Stored data:
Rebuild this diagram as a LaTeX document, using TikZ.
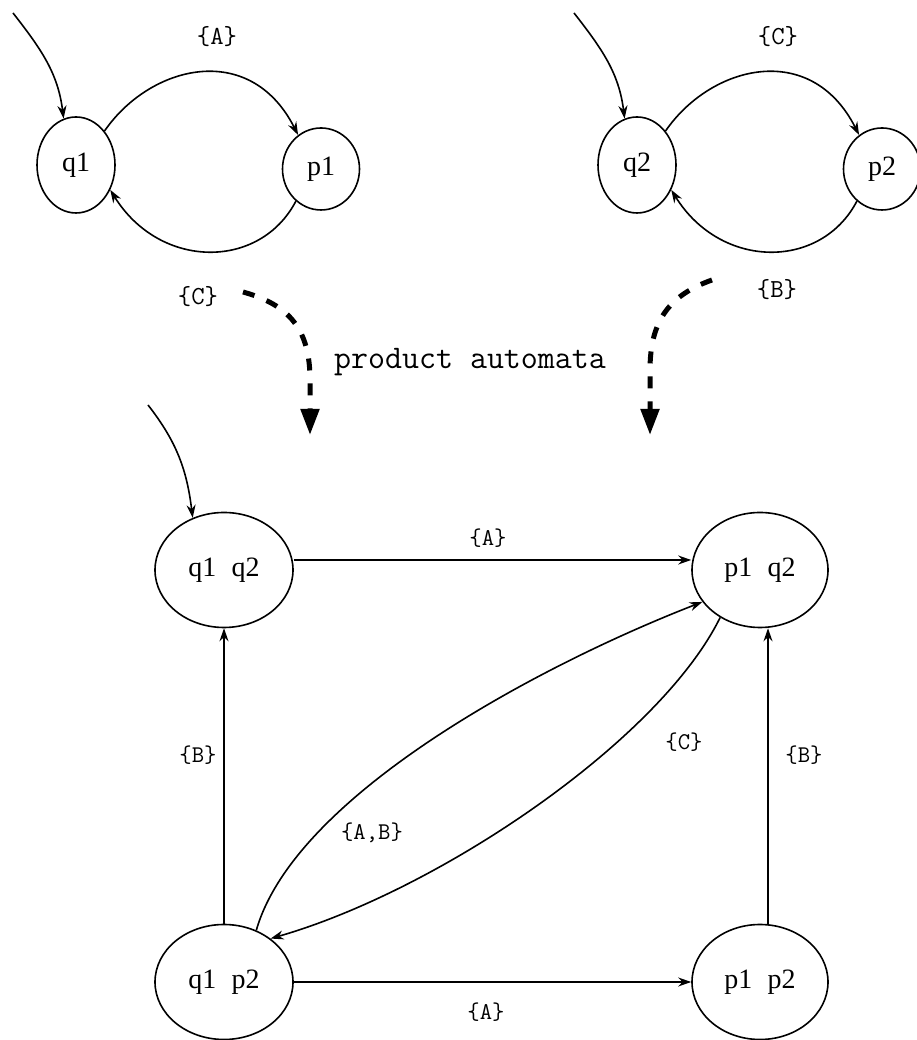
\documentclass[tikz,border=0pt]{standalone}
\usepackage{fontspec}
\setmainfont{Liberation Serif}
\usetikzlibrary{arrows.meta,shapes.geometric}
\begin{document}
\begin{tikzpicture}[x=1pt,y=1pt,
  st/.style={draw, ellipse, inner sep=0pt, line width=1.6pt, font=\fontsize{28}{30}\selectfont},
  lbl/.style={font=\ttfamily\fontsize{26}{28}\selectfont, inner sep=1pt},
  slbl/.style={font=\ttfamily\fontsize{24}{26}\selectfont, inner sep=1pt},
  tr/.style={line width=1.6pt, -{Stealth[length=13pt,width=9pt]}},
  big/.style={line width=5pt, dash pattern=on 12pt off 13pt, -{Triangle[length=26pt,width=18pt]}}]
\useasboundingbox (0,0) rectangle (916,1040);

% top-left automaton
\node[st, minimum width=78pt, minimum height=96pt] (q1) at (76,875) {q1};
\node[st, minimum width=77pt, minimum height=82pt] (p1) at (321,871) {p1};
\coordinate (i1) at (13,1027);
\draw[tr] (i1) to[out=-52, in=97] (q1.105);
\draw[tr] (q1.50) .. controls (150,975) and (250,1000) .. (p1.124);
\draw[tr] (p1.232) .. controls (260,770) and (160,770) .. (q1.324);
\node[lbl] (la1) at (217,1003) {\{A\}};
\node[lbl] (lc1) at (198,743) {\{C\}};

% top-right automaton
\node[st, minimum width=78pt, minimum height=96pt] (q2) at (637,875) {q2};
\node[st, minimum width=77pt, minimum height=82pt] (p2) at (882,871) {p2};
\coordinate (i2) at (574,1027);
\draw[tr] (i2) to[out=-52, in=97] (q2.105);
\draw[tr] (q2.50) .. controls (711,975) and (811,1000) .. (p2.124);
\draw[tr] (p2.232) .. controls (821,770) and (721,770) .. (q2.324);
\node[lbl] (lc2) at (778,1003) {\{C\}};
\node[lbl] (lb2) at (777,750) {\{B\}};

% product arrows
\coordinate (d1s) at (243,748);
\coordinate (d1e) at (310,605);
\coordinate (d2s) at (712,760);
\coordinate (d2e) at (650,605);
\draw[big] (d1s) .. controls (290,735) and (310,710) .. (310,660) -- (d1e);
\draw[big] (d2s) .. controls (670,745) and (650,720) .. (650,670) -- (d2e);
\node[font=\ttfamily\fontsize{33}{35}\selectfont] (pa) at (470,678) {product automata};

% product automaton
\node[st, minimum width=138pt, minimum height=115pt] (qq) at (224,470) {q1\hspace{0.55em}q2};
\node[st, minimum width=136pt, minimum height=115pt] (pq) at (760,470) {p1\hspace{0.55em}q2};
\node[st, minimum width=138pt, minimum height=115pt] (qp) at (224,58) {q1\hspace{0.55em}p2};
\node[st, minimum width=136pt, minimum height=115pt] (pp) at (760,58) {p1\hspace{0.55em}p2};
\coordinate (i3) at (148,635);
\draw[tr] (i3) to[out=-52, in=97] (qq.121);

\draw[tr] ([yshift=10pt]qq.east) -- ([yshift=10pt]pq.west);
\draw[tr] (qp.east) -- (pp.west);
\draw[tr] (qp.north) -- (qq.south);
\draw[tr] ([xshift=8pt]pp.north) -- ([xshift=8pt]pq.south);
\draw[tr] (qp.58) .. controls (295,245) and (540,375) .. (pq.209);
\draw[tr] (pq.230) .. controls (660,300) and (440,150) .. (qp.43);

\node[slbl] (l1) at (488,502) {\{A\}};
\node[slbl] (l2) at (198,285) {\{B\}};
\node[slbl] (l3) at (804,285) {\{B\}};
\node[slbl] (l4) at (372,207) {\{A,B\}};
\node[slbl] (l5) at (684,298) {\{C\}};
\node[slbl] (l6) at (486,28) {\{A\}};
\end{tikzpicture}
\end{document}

--

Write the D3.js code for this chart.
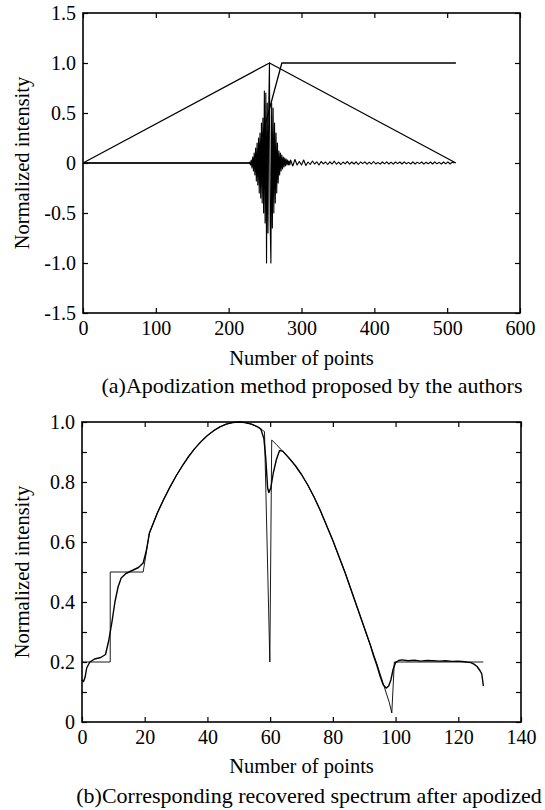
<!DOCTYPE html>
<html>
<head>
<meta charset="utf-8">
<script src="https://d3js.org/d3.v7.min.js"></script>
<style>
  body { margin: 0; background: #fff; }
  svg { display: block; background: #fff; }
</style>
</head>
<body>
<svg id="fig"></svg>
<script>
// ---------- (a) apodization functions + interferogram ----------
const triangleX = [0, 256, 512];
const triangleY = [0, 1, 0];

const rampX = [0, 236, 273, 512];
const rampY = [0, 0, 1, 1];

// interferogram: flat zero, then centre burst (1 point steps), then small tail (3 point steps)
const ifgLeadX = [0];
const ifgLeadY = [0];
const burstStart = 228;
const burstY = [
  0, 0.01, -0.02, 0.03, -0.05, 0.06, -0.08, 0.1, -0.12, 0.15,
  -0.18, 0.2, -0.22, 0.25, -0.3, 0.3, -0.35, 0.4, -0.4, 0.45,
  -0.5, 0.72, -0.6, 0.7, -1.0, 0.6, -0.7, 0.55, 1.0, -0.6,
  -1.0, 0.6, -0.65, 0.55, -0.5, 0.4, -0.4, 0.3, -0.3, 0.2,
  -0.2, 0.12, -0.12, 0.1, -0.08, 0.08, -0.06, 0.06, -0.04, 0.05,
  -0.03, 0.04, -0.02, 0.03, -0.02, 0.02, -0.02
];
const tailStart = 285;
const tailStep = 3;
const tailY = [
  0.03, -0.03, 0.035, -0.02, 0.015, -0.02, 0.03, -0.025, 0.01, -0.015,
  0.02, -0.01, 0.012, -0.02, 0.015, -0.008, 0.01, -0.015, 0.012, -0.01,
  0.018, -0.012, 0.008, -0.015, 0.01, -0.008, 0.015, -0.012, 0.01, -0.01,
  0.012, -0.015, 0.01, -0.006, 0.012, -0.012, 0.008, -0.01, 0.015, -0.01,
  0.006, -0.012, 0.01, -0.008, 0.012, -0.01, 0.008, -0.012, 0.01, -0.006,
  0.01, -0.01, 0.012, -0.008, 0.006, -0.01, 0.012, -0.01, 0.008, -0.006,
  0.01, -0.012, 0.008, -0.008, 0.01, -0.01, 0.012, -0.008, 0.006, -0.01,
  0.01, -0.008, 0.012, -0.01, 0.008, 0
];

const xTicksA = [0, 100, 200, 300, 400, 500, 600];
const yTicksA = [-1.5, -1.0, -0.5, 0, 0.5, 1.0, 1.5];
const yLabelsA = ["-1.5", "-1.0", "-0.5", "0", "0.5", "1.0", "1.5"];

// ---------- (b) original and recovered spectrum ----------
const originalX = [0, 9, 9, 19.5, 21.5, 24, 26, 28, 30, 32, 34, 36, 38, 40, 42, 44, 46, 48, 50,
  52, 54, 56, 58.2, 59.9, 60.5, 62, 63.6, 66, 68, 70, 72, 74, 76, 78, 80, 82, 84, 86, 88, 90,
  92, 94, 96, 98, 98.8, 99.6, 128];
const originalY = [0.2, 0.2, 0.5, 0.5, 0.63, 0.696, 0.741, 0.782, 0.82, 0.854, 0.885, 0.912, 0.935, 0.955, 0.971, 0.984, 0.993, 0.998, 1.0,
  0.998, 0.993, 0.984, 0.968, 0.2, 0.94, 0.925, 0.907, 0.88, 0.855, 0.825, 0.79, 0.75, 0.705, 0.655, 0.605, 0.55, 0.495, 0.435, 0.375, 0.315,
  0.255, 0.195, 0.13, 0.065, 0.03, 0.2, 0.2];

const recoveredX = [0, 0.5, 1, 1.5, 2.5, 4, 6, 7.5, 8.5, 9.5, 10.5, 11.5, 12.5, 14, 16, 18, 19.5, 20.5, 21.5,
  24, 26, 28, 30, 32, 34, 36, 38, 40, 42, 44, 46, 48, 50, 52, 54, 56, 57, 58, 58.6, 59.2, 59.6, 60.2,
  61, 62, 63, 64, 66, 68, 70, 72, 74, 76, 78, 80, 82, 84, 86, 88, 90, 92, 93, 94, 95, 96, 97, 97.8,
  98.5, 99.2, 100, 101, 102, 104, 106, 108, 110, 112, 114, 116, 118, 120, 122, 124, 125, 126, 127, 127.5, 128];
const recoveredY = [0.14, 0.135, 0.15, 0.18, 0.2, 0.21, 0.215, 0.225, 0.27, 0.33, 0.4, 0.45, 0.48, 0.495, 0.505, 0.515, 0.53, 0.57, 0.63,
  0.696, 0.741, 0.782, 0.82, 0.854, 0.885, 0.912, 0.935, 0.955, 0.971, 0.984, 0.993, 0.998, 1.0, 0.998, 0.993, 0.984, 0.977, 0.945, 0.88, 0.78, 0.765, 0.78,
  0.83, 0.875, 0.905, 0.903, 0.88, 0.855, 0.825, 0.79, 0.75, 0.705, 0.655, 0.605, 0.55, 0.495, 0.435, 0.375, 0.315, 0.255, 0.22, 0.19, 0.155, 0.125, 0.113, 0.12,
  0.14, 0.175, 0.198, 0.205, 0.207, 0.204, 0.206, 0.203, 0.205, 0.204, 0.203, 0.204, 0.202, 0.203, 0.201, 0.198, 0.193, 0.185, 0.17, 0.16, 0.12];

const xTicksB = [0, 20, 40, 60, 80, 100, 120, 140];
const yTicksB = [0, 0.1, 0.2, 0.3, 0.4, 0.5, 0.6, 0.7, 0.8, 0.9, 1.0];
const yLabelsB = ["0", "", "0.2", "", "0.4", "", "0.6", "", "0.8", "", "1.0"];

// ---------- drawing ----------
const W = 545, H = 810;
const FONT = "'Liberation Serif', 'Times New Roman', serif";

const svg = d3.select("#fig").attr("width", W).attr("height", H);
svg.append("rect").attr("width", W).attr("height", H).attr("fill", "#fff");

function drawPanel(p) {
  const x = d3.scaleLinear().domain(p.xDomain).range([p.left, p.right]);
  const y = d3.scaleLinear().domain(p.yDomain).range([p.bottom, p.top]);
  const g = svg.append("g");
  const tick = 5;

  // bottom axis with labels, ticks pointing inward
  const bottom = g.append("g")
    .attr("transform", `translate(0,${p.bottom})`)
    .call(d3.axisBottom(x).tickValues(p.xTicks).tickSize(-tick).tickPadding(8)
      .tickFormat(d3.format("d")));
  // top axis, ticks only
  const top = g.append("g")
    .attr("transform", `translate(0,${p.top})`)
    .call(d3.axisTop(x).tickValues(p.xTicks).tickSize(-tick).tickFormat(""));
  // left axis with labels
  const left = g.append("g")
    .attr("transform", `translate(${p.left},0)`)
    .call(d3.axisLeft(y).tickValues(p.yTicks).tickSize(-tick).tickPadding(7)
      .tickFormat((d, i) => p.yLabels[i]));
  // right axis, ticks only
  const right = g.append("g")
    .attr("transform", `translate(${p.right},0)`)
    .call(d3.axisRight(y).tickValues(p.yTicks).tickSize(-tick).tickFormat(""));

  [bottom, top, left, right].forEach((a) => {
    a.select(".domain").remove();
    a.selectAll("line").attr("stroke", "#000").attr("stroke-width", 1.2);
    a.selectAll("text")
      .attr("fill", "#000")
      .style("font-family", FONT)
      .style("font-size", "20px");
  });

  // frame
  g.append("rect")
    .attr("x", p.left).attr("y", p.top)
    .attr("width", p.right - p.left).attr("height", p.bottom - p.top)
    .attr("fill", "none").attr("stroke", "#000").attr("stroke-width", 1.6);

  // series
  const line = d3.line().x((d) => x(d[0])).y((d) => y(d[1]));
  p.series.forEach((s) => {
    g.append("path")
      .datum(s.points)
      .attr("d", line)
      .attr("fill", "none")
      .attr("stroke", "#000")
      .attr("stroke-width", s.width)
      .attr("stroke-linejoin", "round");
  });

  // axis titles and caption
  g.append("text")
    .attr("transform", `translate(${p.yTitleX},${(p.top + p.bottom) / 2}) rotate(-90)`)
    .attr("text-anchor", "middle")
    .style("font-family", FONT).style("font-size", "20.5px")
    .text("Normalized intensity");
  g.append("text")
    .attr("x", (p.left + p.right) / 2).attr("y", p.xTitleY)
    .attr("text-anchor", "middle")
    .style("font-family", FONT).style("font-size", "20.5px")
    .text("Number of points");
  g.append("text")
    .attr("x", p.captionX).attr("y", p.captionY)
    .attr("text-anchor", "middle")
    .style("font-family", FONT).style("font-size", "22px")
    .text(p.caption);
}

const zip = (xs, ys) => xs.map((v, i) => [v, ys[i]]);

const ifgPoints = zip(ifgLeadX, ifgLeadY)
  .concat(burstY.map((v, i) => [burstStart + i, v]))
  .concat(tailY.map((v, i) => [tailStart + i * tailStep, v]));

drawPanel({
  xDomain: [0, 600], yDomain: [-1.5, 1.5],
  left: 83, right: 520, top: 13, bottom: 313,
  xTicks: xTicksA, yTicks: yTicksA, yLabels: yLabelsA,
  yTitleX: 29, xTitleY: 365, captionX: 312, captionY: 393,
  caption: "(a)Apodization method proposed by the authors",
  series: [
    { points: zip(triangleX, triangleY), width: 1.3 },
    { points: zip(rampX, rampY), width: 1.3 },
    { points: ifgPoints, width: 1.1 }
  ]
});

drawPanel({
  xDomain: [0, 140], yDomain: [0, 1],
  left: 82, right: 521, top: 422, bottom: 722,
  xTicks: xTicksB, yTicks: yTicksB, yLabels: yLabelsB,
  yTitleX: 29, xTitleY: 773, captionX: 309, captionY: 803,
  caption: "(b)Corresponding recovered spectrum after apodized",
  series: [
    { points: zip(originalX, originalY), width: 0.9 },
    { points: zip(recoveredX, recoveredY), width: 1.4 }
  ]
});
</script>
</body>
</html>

--

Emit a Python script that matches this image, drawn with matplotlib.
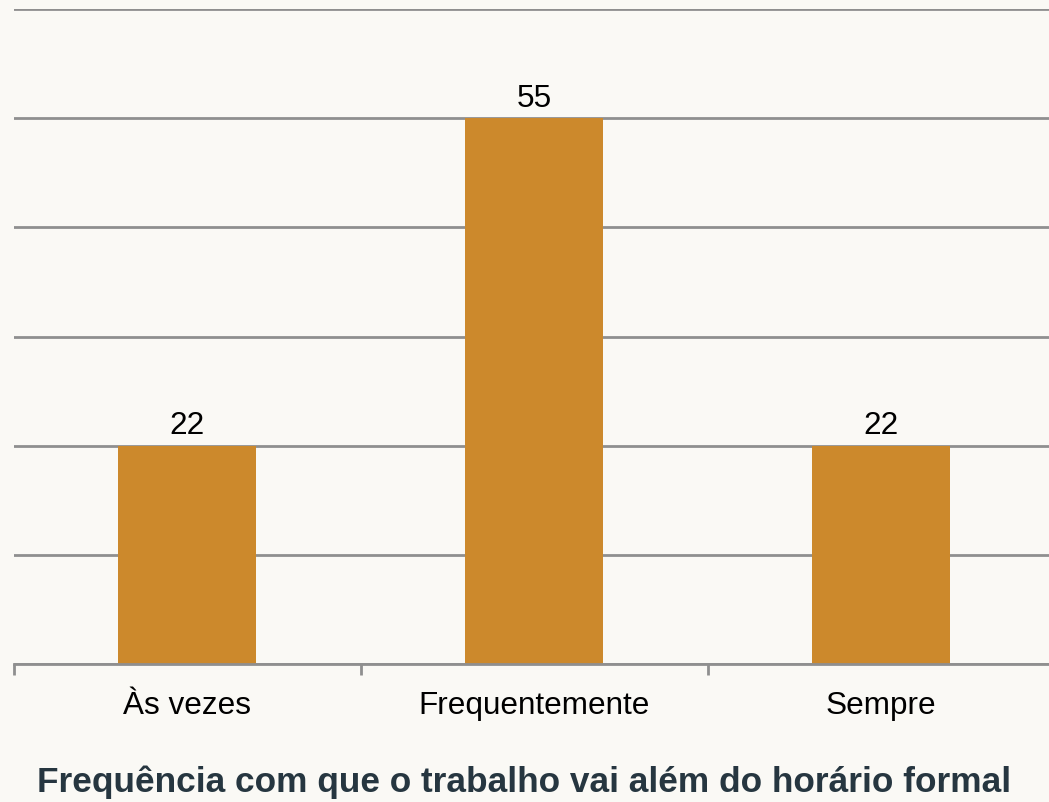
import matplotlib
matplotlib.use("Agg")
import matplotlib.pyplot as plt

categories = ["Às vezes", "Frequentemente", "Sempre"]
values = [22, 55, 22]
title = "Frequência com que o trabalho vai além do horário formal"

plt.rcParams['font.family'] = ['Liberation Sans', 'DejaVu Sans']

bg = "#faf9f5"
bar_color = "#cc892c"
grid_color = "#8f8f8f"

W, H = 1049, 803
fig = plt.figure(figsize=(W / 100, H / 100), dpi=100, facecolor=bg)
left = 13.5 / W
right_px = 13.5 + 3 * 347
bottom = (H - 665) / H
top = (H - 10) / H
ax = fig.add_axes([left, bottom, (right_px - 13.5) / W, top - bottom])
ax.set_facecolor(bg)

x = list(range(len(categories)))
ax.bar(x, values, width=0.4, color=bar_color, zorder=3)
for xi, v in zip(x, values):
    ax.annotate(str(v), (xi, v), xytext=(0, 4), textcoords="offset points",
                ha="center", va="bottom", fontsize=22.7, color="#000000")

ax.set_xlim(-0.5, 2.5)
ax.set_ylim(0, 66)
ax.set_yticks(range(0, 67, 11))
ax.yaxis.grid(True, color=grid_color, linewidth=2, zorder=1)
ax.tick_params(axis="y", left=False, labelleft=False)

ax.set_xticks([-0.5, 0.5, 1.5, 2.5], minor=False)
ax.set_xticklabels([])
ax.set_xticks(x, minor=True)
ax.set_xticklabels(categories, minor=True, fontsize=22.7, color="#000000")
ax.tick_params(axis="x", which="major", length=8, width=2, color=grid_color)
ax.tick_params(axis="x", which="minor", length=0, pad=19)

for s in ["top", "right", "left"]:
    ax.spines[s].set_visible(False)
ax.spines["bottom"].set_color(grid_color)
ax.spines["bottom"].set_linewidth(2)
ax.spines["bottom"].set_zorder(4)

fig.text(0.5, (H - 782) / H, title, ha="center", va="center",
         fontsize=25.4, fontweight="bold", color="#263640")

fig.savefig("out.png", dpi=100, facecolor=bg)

AIM OF THE EXERCISE:
Begin at the line that has "Rebuild this diagram", stop after the line that has "(lb2) at (777,750)", and reproduce every line between them exactly and nothing else. Pictures stay out of the copy.

TASK RESULT:
Rebuild this diagram as a LaTeX document, using TikZ.
\documentclass[tikz,border=0pt]{standalone}
\usepackage{fontspec}
\setmainfont{Liberation Serif}
\usetikzlibrary{arrows.meta,shapes.geometric}
\begin{document}
\begin{tikzpicture}[x=1pt,y=1pt,
  st/.style={draw, ellipse, inner sep=0pt, line width=1.6pt, font=\fontsize{28}{30}\selectfont},
  lbl/.style={font=\ttfamily\fontsize{26}{28}\selectfont, inner sep=1pt},
  slbl/.style={font=\ttfamily\fontsize{24}{26}\selectfont, inner sep=1pt},
  tr/.style={line width=1.6pt, -{Stealth[length=13pt,width=9pt]}},
  big/.style={line width=5pt, dash pattern=on 12pt off 13pt, -{Triangle[length=26pt,width=18pt]}}]
\useasboundingbox (0,0) rectangle (916,1040);

% top-left automaton
\node[st, minimum width=78pt, minimum height=96pt] (q1) at (76,875) {q1};
\node[st, minimum width=77pt, minimum height=82pt] (p1) at (321,871) {p1};
\coordinate (i1) at (13,1027);
\draw[tr] (i1) to[out=-52, in=97] (q1.105);
\draw[tr] (q1.50) .. controls (150,975) and (250,1000) .. (p1.124);
\draw[tr] (p1.232) .. controls (260,770) and (160,770) .. (q1.324);
\node[lbl] (la1) at (217,1003) {\{A\}};
\node[lbl] (lc1) at (198,743) {\{C\}};

% top-right automaton
\node[st, minimum width=78pt, minimum height=96pt] (q2) at (637,875) {q2};
\node[st, minimum width=77pt, minimum height=82pt] (p2) at (882,871) {p2};
\coordinate (i2) at (574,1027);
\draw[tr] (i2) to[out=-52, in=97] (q2.105);
\draw[tr] (q2.50) .. controls (711,975) and (811,1000) .. (p2.124);
\draw[tr] (p2.232) .. controls (821,770) and (721,770) .. (q2.324);
\node[lbl] (lc2) at (778,1003) {\{C\}};
\node[lbl] (lb2) at (777,750) {\{B\}};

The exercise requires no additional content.